Aim of the exercise> Pictures stay out. Extract the lines below from the first one through the line with "0.990, 0.989];", both included.

Collected data>
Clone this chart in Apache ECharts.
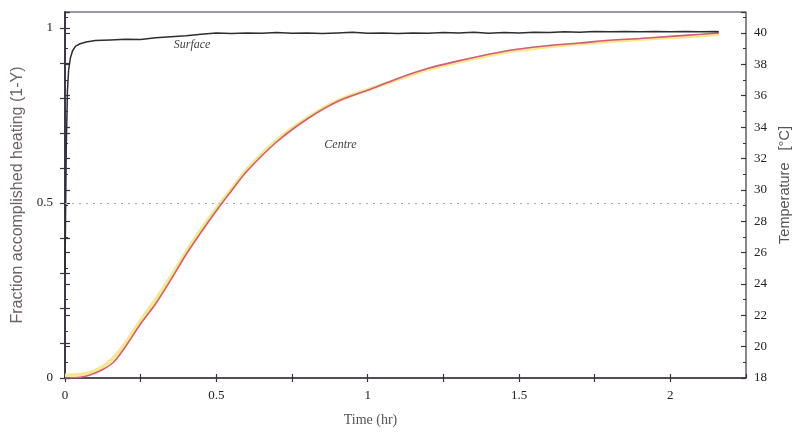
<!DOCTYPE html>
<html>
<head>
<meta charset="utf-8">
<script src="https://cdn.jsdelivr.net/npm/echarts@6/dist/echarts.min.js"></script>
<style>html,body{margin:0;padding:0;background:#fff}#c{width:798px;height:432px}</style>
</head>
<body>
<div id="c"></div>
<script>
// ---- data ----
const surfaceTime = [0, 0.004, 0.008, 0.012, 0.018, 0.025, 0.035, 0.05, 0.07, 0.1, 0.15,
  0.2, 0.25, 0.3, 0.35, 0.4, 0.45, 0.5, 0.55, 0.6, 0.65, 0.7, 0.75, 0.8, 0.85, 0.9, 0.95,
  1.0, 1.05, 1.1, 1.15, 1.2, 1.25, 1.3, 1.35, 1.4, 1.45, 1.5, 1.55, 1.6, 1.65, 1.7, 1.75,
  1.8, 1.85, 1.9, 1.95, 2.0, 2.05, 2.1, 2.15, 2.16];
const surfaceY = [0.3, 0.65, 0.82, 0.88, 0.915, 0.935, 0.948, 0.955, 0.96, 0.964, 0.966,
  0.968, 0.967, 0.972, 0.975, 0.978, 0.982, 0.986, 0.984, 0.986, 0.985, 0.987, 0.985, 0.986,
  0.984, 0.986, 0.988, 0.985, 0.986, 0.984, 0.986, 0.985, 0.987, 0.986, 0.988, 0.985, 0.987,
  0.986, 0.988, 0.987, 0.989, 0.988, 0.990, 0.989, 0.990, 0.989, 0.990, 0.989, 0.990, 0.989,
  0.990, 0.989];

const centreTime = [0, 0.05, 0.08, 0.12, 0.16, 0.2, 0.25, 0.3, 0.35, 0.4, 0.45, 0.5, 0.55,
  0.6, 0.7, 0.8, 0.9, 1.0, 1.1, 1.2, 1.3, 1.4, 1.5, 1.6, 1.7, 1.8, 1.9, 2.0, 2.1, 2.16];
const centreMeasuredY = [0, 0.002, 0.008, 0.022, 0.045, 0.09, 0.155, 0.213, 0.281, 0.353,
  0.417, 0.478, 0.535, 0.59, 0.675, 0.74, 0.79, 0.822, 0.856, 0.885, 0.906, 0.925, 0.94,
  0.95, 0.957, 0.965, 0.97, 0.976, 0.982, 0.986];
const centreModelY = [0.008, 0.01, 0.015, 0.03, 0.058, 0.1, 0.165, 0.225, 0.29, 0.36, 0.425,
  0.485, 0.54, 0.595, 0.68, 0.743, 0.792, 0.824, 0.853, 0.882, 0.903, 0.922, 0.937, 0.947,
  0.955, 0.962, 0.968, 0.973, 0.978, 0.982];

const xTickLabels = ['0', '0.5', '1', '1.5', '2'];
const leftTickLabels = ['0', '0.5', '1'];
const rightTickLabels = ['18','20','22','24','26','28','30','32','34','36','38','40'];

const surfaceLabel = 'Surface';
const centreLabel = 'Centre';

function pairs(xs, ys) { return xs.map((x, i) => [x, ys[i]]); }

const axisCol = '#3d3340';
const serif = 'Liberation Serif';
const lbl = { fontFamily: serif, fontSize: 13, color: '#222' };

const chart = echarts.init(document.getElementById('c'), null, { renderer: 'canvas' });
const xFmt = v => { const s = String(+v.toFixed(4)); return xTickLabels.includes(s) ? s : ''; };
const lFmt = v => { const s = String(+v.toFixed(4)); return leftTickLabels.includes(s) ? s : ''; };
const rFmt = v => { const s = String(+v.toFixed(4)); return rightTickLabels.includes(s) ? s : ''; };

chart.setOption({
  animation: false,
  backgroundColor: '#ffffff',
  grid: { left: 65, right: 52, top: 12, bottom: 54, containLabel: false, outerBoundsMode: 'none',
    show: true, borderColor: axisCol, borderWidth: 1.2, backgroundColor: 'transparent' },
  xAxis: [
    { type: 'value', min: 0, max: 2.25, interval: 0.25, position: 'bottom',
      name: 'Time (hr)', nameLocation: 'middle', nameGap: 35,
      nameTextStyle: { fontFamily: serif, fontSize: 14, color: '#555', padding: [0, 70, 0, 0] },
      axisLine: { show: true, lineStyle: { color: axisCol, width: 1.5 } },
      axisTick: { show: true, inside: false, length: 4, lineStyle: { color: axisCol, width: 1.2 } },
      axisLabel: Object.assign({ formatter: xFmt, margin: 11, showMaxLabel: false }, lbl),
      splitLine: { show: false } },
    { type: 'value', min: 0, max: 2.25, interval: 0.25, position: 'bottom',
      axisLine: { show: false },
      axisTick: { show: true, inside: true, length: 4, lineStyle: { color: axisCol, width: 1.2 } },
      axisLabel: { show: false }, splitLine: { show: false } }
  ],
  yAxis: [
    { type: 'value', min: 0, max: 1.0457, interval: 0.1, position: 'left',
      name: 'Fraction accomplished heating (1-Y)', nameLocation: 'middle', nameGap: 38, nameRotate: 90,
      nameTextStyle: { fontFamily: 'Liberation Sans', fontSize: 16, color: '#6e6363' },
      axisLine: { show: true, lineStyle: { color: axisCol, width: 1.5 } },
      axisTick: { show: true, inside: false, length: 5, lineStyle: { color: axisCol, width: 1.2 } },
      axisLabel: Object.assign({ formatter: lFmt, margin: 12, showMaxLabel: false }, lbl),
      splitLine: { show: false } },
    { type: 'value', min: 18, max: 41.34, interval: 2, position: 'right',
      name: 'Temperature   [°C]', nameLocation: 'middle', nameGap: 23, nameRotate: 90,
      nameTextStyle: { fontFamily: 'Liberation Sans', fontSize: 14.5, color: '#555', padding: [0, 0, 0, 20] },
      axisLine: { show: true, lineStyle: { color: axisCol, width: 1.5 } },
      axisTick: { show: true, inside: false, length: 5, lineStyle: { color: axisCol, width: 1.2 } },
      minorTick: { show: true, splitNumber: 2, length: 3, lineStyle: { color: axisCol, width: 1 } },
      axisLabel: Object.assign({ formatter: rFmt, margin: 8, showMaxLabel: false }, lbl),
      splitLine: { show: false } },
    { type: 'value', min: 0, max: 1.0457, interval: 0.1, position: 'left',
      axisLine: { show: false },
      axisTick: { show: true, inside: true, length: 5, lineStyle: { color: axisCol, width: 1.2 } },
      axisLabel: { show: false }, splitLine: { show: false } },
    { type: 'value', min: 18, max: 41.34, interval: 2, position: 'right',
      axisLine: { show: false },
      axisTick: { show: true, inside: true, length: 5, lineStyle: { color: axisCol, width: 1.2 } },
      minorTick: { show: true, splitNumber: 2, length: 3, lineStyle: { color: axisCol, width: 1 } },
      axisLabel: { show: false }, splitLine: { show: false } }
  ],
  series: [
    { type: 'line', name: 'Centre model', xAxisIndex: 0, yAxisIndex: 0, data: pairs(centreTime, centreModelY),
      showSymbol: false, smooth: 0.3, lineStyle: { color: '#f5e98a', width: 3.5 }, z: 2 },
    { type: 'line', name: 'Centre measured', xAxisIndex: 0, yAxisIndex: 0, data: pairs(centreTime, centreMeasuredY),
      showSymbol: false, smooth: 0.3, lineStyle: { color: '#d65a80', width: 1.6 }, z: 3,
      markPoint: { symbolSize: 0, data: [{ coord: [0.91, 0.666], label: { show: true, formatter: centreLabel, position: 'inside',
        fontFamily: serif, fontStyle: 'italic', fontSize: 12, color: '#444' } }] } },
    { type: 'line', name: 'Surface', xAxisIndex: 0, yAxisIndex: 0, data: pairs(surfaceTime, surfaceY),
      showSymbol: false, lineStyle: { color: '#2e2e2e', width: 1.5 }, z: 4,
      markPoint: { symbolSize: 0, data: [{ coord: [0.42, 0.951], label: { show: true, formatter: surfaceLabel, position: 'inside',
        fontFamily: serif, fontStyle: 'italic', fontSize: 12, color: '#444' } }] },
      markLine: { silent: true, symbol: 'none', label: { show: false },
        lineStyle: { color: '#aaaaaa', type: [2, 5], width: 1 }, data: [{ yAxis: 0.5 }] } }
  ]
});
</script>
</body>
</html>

Answer to the task>
Clone this chart in Apache ECharts.
<!DOCTYPE html>
<html>
<head>
<meta charset="utf-8">
<script src="https://cdn.jsdelivr.net/npm/echarts@6/dist/echarts.min.js"></script>
<style>html,body{margin:0;padding:0;background:#fff}#c{width:798px;height:432px}</style>
</head>
<body>
<div id="c"></div>
<script>
// ---- data ----
const surfaceTime = [0, 0.004, 0.008, 0.012, 0.018, 0.025, 0.035, 0.05, 0.07, 0.1, 0.15,
  0.2, 0.25, 0.3, 0.35, 0.4, 0.45, 0.5, 0.55, 0.6, 0.65, 0.7, 0.75, 0.8, 0.85, 0.9, 0.95,
  1.0, 1.05, 1.1, 1.15, 1.2, 1.25, 1.3, 1.35, 1.4, 1.45, 1.5, 1.55, 1.6, 1.65, 1.7, 1.75,
  1.8, 1.85, 1.9, 1.95, 2.0, 2.05, 2.1, 2.15, 2.16];
const surfaceY = [0.3, 0.65, 0.82, 0.88, 0.915, 0.935, 0.948, 0.955, 0.96, 0.964, 0.966,
  0.968, 0.967, 0.972, 0.975, 0.978, 0.982, 0.986, 0.984, 0.986, 0.985, 0.987, 0.985, 0.986,
  0.984, 0.986, 0.988, 0.985, 0.986, 0.984, 0.986, 0.985, 0.987, 0.986, 0.988, 0.985, 0.987,
  0.986, 0.988, 0.987, 0.989, 0.988, 0.990, 0.989, 0.990, 0.989, 0.990, 0.989, 0.990, 0.989,
  0.990, 0.989];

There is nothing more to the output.